Position Paper: Politicizing Ecology

In this paper we are analyzing two articles, “The Trouble with Wilderness,” by William Cronon and, “On the Search for a Root Cause: Essentialist Tendencies in Environmental Discourse” by Jeffery C. Ellis. We will compare and contrast these articles, analyze which one is better and provide solid reasons for the argument.

In the first article, William Cronon points to the potential danger that is associated with wilderness. According to him, humans have evolved and started living in the civilized world. We have left the uncivilized life of jungle and started living in villages and towns. The authors’ idea in this writing is that if have left the uncivilized life of the forest, we should completely separate ourselves from nature if we want to be completely civilized. We cannot live in civilized society and at the same time think that we belong to that uncivilized that we were living in before. The author arguments that we cannot cut ourselves off from nature if we do we will be only admirers of nature and will not care for its protection. His idea about wilderness is that we need to find a midway solution between civilized life and wilderness. We cannot opt just one and live happily as the basic relation to nature will keep pulling.

The author Jeffery Ellis, on the other hand, describes a different concept. He believes that cultural understanding of nature can give rise to many landscape issues. He argues that oversimplification of environmental issues is wrong as the earth has a variable ecological history. He argues that if we want to protect the nature, we have to first analyze the nature in ourselves. The people who make policies about environmental destruction or its preservation need to choose between costs and benefits of nature destruction, on the bases of whether it will be beneficial to America or harmful, and will it empower or slow down economic development. He argues that love with nature in our minds keep us emotionally attached to nature, but it does not help in preserving it. There is always a need for balance between how much we choose to construct of destructing nature. His used the concept of palimpsest to answer the crisis, which describes that we are seeing nature and deciding about it without having enough knowledge as actual purpose has vanished. Using palimpsest to describe environmental crisis a mess of social, political and scientific complexity will arise.
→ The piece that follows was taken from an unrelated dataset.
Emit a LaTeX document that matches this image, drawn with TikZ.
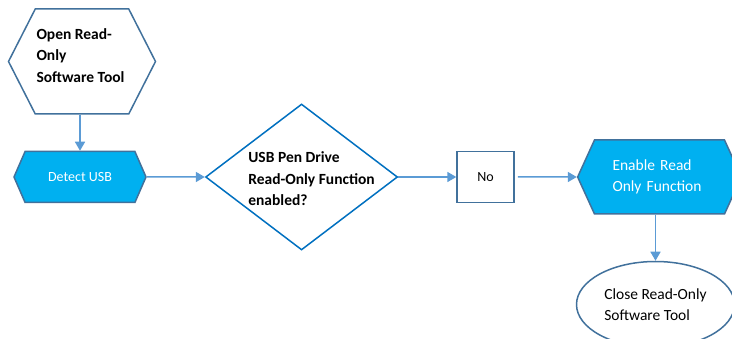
\documentclass[tikz,border=0pt]{standalone}
\usepackage{fontspec}
\setmainfont{Carlito}
\usetikzlibrary{shapes,arrows.meta,positioning}
\definecolor{cyanfill}{HTML}{00B0F0}
\definecolor{edgeblue}{HTML}{41719C}
\definecolor{decisionblue}{HTML}{0070C0}
\definecolor{arrowblue}{HTML}{5B9BD5}

\begin{document}
\begin{tikzpicture}[font=\fontsize{14}{21}\selectfont]
    \tikzstyle{process} = [signal, signal to=west and east, draw=edgeblue, line width=1.5pt, inner sep=2pt]
    \tikzstyle{decision} = [diamond, draw=decisionblue, line width=1.5pt, fill=white, inner xsep=-8pt, inner ysep=-14pt]
    \tikzstyle{box} = [rectangle, draw=edgeblue, line width=1.5pt, fill=white]
    \tikzstyle{flow} = [draw=arrowblue, line width=1.5pt, -{Triangle[length=9pt,width=10pt]}]
    \tikzstyle{bigtext} = [font=\fontsize{15.5}{21}\selectfont]
    \tikzstyle{boldtext} = [font=\fontsize{15.5}{21.5}\selectfont\bfseries]

    \useasboundingbox (0,0) rectangle (732pt,-339pt);

    \node[process, fill=cyanfill, text=white, minimum width=132pt, minimum height=51pt,
          signal pointer angle=133] (detect) at (80pt,-177pt) {Detect USB};

    \node[process, fill=white, minimum width=147pt, minimum height=105pt, signal pointer angle=126,
          inner sep=0pt, above=36pt of detect, xshift=2pt,
          label={[boldtext, align=left, xshift=-1.5pt, yshift=6pt]center:Open Read-\\Only\\Software Tool}] (open) {};

    \node[decision, minimum width=192pt, minimum height=146pt, right=58pt of detect,
          label={[boldtext, align=left, xshift=10pt, yshift=-2pt]center:USB Pen Drive\\Read-Only Function\\enabled?}] (check) {};

    \node[box, minimum width=57pt, minimum height=51pt, right=58pt of check] (no) {No};

    \node[process, fill=cyanfill, text=white, minimum height=74pt, bigtext,
          signal pointer angle=131, text width=94pt, inner xsep=18pt, align=left,
          right=62pt of no] (enable) {Enable Read\\Only Function};

    \node[ellipse, draw=edgeblue, line width=1.5pt, fill=white, minimum width=158pt, minimum height=86pt,
          bigtext, align=left, below=46pt of enable, xshift=-4pt] (close) {Close Read-Only\\Software Tool};

    \draw[flow] (open.south -| detect.north) -- (detect.north);
    \draw[flow] (detect) -- (check);
    \draw[flow] (check) -- (no);
    \draw[flow, shorten <=3pt] (no) -- (enable);
    \draw[flow] (enable.south -| close.north) -- (close.north);
\end{tikzpicture}
\end{document}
In my opinion, the arguments of Ellis as compared to Cronon are much logical. If nature has reached us in varying way and we did not fully understand the spiritual relationship of nature how can we judge it should or shouldn’t be varied? Ellis’s logic that we first need to find the relation of nature against Cronon’s idea to accept both options (living in nature and without it) partially is more logical as without finding a reason to something, directly jumping inside is unnecessary. Also the understanding that by destroying nature if we are looking at a greater good we should carefully analyze whether the pros are more than the cons? And by answering this question we can understand that not always preserving nature can be an option, we also have right to live in civilized society. Both Cronon and Ellis are in support of preserving environment, but Cronon’s concept is strict without consideration of positive effects, Ellis on the other hand describes how it can effect socially, politically and economically the American people and also provides reasons that there can be time when government officials are left with but no choice to adopt one option which sometimes is beneficial and sometimes not, but we first need to answer where we stand in preserving environment? Are our actions indirectly against it? And whether or not we want to live in a purely natural environment.

Works Cited

Ellis, Jeffrey C. “On the search for a cause: Essentialist tendencies in environmental discourse.” Uncommon Ground: Rethinking the human place in nature 266 (1996): 258-69.

Cronon, William. “The trouble with wilderness: or, getting back to the wrong nature.” Environmental History 1.1 (1996): 7-28.